• Patrick Özer, Partner |
  • Jori van Schijndel, Senior Manager |

Anti-Money Laundering (hereinafter: ‘AML’) is a required component of the financial industry’s ongoing efforts to detect and prevent financial crimes. Most financial institutions rely on rule-based and/or machine learning models to identify suspicious activity. However, the effectiveness of these models is directly tied to the quality of feedback they receive. One key method to refine models, in general, is through backtesting, which evaluates model performance by comparing historical data with model outcomes. This process not only aids in the identification of potential weaknesses, but also allows for adjustments to improve overall performance. For instance, in credit risk models, financial institutions analyze past loan data, including borrower characteristics, loan terms, and repayment histories to validate the accuracy and reliability of models predicting loan default probability.

In theory, backtesting in AML models should allow financial institutions to fine-tune their models, increasing true positives and reducing false positives. However, in practice, they often face significant challenges when it comes to conducting proper backtesting.
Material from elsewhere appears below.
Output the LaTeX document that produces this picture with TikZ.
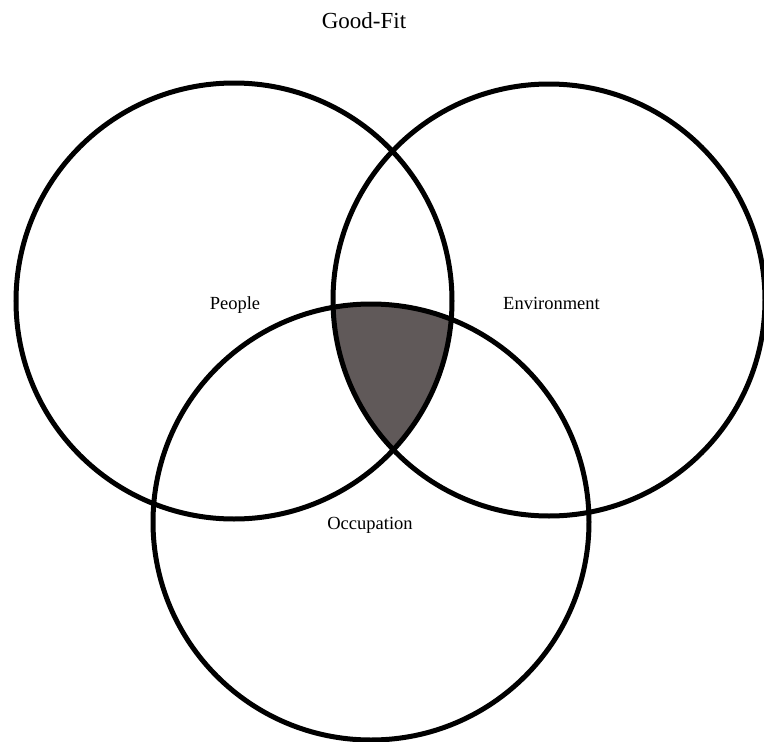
\documentclass[tikz,border=0pt]{standalone}
\usepackage{fontspec}
\setmainfont{Liberation Serif}
\usepackage{xcolor}
\definecolor{fitgray}{RGB}{96,89,89}

\begin{document}
\begin{tikzpicture}[x=1pt, y=-1pt,
    ring/.style={line width=5pt, draw=black},
    label/.style={font=\fontsize{18.5}{22}\selectfont, inner sep=0pt}]
    \useasboundingbox (0,0) rectangle (764,742);
    % circle centres
    \coordinate (peoplec) at (234,301);
    \coordinate (envc) at (549,300);
    \coordinate (occc) at (371,522);
    % shaded overlap of all three
    \begin{scope}
        \clip (peoplec) circle (218);
        \clip (envc) circle (216);
        \fill[fitgray] (occc) circle (218);
    \end{scope}
    \draw[ring] (peoplec) circle (218);
    \draw[ring] (envc) circle (216);
    \draw[ring] (occc) circle (218);
    \node[label, font=\fontsize{23}{27}\selectfont, anchor=base] (title) at (364,28) {Good-Fit};
    \node[label, anchor=base] (people) at (235,309) {People};
    \node[label, anchor=base west] (env) at (503,309) {Environment};
    \node[label, anchor=base] (occ) at (370,529) {Occupation};
\end{tikzpicture}
\end{document}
Why can AML models not benefit from backtesting the same way that, for example, credit models can?

The challenge – lack of feedback on alerts

A significant challenge in the backtesting process is the lack of ground truth for model outcomes. When a transaction monitoring (hereinafter: ‘TM’) model identifies unusual transactions, they are initially reviewed by an internal alert handling team and a compliance department. If deemed ‘unusual’, these alerts are escalated to relevant authorities, such as the Financial Intelligence Unit (hereinafter: ‘FIU’). However, financial institutions rarely receive follow-up information on whether these alerts resulted in investigations, prosecutions, or whether they were ultimately classified as false positives. Additionally, when no feedback is received, this does not automatically justify the position that the alert should ultimately be considered a false positive. Consequently, financial institutions are unable to utilize this crucial feedback as ground truth for the refinement of their models. This limitation results in challenges such as the inability to enhance detection model accuracy, and higher rates of false positives. Regulators like the Dutch central bank (DNB) expect institutions to demonstrate compliance with strict laws, such as the Anti-Money Laundering and Anti-Terrorist Financing Act (Wwft) and the Sanctions Act (SW), but without reliable backtesting, this is certainly challenging.
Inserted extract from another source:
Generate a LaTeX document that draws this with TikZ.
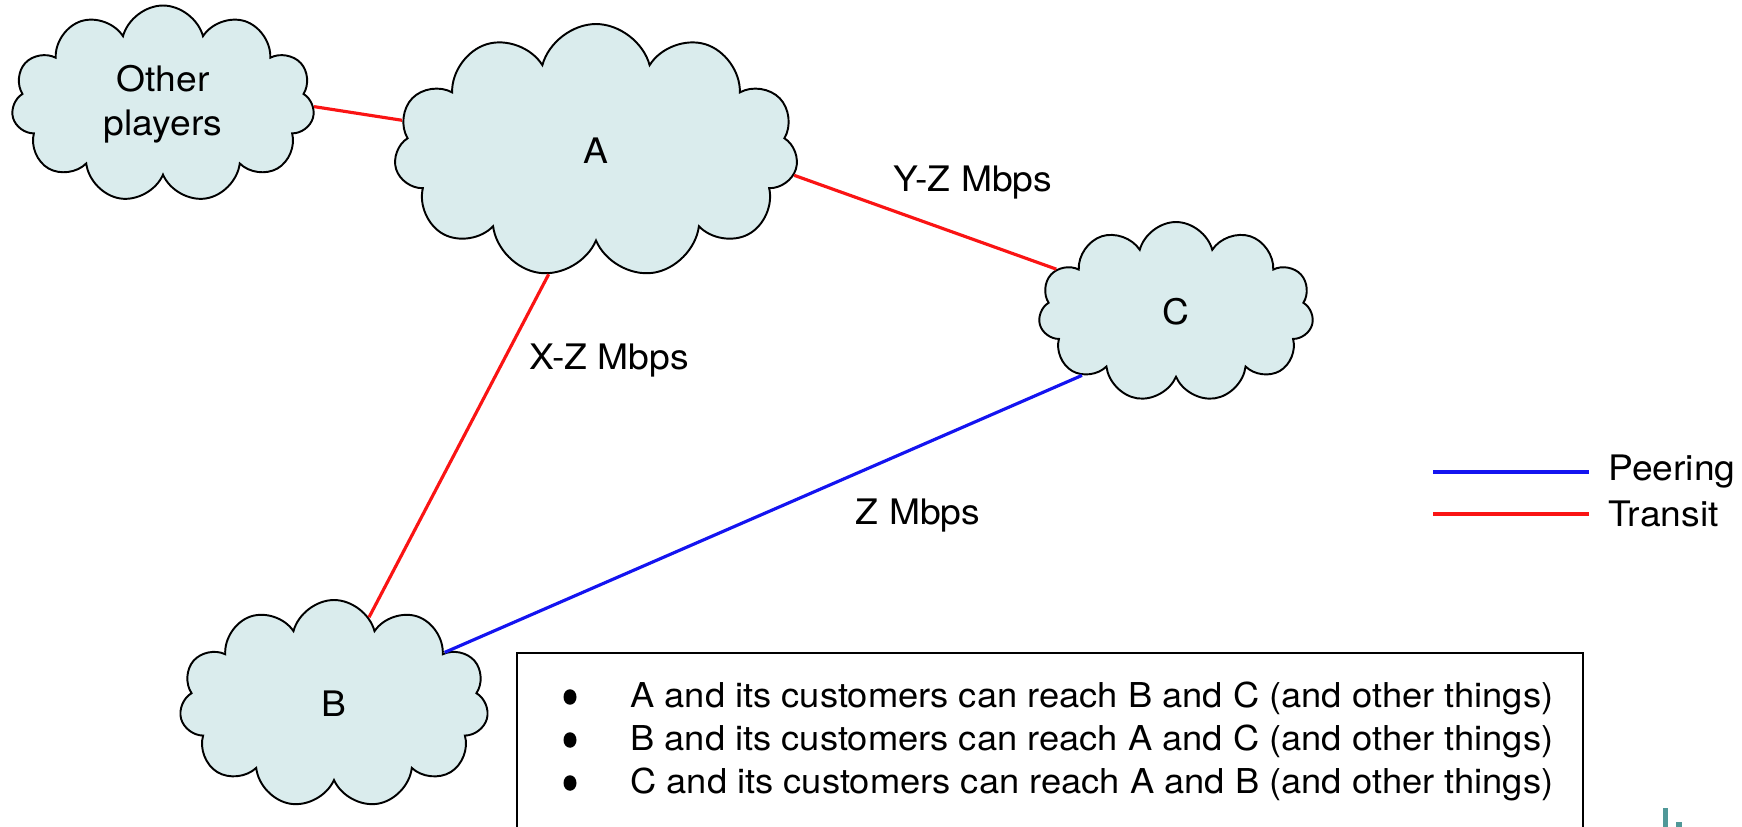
\documentclass[tikz,border=0pt]{standalone}
\usepackage{fontspec}
\setmainfont[FakeStretch=1.06]{TeX Gyre Heros}
\usetikzlibrary{shapes.symbols,shapes.geometric}
\definecolor{cloudfill}{RGB}{218,236,237}
\definecolor{peercol}{RGB}{20,20,240}
\definecolor{transitcol}{RGB}{250,20,20}
\definecolor{slideteal}{RGB}{80,152,152}
\tikzset{
  net/.style={cloud, cloud puffs=11, cloud ignores aspect, draw, line width=1.1pt,
    fill=cloudfill, align=center, inner sep=0pt},
  transitline/.style={transitcol, line width=1.8pt},
  peerline/.style={peercol, line width=1.8pt},
  note/.style={anchor=west, inner sep=0pt, font=\fontsize{19.5}{24}\selectfont},
  dot/.style={ellipse, fill=black, inner sep=0pt, minimum width=0.26cm, minimum height=0.31cm},
}
\begin{document}
\begin{tikzpicture}[x=0.02cm, y=-0.02cm, font=\fontsize{20}{25}\selectfont]
      \useasboundingbox (0,0) rectangle (1742,827);
      \path
        (163,104) node[net, minimum width=6.06cm, minimum height=3.94cm] (O){Other\\players}
        (596,151) node[net, minimum width=8.08cm, minimum height=5.08cm] (A){A}
        (1176,312) node[net, minimum width=5.5cm, minimum height=3.6cm] (C){C}
        (334,704) node[net, minimum width=6.18cm, minimum height=4.16cm] (B){B};
      \path
        (973,183) node (yz){Y-Z Mbps}
        (609,361) node (xz){X-Z Mbps}
        (918,516) node (z){Z Mbps};
      \begin{scope}[-]
        \draw[transitline] (O.-1) to (A.171);
        \draw[transitline] (A.-7) to (C);
        \draw[transitline] (A.-111) to (B.68);
        \draw[peerline] (B.25) to (C.214);
      \end{scope}
      % legend
      \coordinate (p0) at (1433,472);
      \coordinate (p1) at (1589,472);
      \coordinate (t0) at (1433,514);
      \coordinate (t1) at (1589,514);
      \draw[peerline] (p0) -- (p1);
      \draw[transitline] (t0) -- (t1);
      \node[anchor=west, inner sep=0pt] (peer) at (1608,472) {Peering};
      \node[anchor=west, inner sep=0pt] (transit) at (1608,514) {Transit};
      % box of notes
      \draw[line width=1.1pt] (517,830) -- (517,653) -- (1583,653) -- (1583,830);
      \path
        (570,697) node[dot] (b1){}
        (570,740) node[dot] (b2){}
        (570,783) node[dot] (b3){};
      \path
        (630,698) node[note] (n1){A and its customers can reach B and C (and other things)}
        (630,741) node[note] (n2){B and its customers can reach A and C (and other things)}
        (630,784) node[note] (n3){C and its customers can reach A and B (and other things)};
      \fill[slideteal] (1663,808) rectangle (1668,827);
      \fill[slideteal] (1676,822) rectangle (1682,827);
    \end{tikzpicture}
\end{document}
A similar issue arises in onboarding and Know Your Customer (hereinafter: ‘KYC’) procedures. Financial institutions might reject clients based on risk assessments, but without proper feedback, they cannot verify whether their decision was justified. This can lead to confirmation bias, i.e., it is assumed the decision was correct, even in the absence of concrete evidence. This mirrors a known challenge in models related to the issuance of loans, where bias arises because financial institutions lack data on individuals who were denied loans. Sanctions screening models, another type of model used for AML purposes, also face challenges with respect to backtesting. The sparse examples of true positive sanction alerts make it difficult for institutions to validate their decisions, which both increases the risk of non-compliance and limits efficiency gains.

A collaborative solution – sharing insights to improve model performance

A potential (partial) solution to improve model performance in transaction monitoring could lie in collaboration between financial institutions. By sharing anonymized or aggregated insights into transaction patterns, both normal and suspicious, institutions can refine their detection models. By first removing sensitive or personal information, collaboration can comply with privacy regulations such as the General Data Protection Regulation (GDPR). This exchange of information enables the continuous improvement of detection models, and potentially, a significant reduction in false positives and false negatives.

Improving backtesting through collaboration between financial institutions can be the key to developing more effective TM models. By participating in non-sensitive data-sharing initiatives, institutions can not only improve their model effectiveness, but also contribute to a more secure global financial system. However, while collaborative backtesting can enhance TM models, it will not solve all AML-related challenges, like the unique issues faced by KYC and sanctions screening models. What other strategies do you think could further strengthen AML efforts?